Chris Dillow — The Need For Supply-Side Socialism

Policy-making, then, requires more than (very mild) stimulus and the hope of return to business as normal. We must think about ways of increasing trend growth.
It should be obvious to anyone not blinded by ideology that the right's ideas here - of reducing the power of the working class - no longer work. Instead, Duncan Weldon, Stewart Wood and Ha-Joon Chang are right; the left must think about supply-side socialism.
Stumbling and Mumbling
The Need For Supply-Side Socialism
Chris Dillow | Investors Chronicle (UK)

Short translation: Injecting stimulus to increase effective demand is insufficient given the economic conditions and state of crisis in the UK. Business is not investing to expand and create jobs and is unlikely to with demand side stimulus alone.
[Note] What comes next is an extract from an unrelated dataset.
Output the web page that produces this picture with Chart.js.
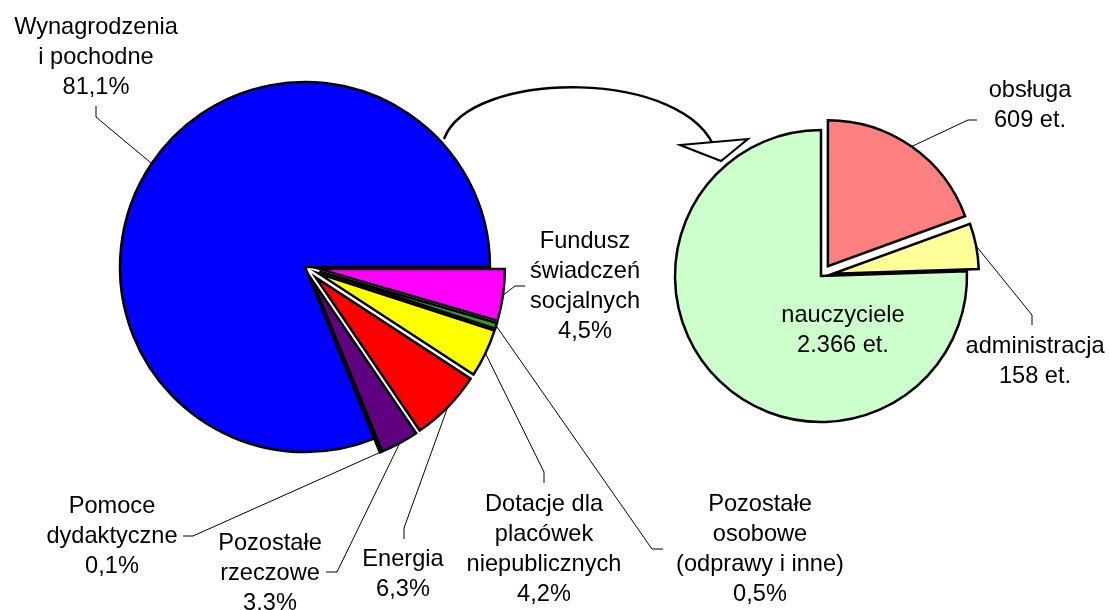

Therefore, stimulus must be injected from the supply side in order to promote non-financial or "real" growth.

Government needs to increase spending on public investment — infrastructure, R&D, education and other public goods that will increase economic effectiveness and efficiency and promote innovation and productivity gains.

Actually, the British economy is way to dependent on its financial sector's contribution to GDP, especially when finance contributes nothing productive itself and its expansion has not resulted in non-financial real growth, which is the actual economic function of finance, rather than merely increasing savings.

2 comments:

David said...

Don't much care for the phrase "supply-side socialism." It seems to me that the side with all the supplies already have the "socialism." What Dillow is talking about sounds more like elements of Listian state-capitalism or as it was once known "American System." And, yes, we could use some more of that.

WillORNG said...

A basic job income guarantee would restore the oxygen of aggregate money demand circulation stimulation to precisely the unmet effective demand starved areas that need it the most so filling the output gap matching total demand with total supply capacity.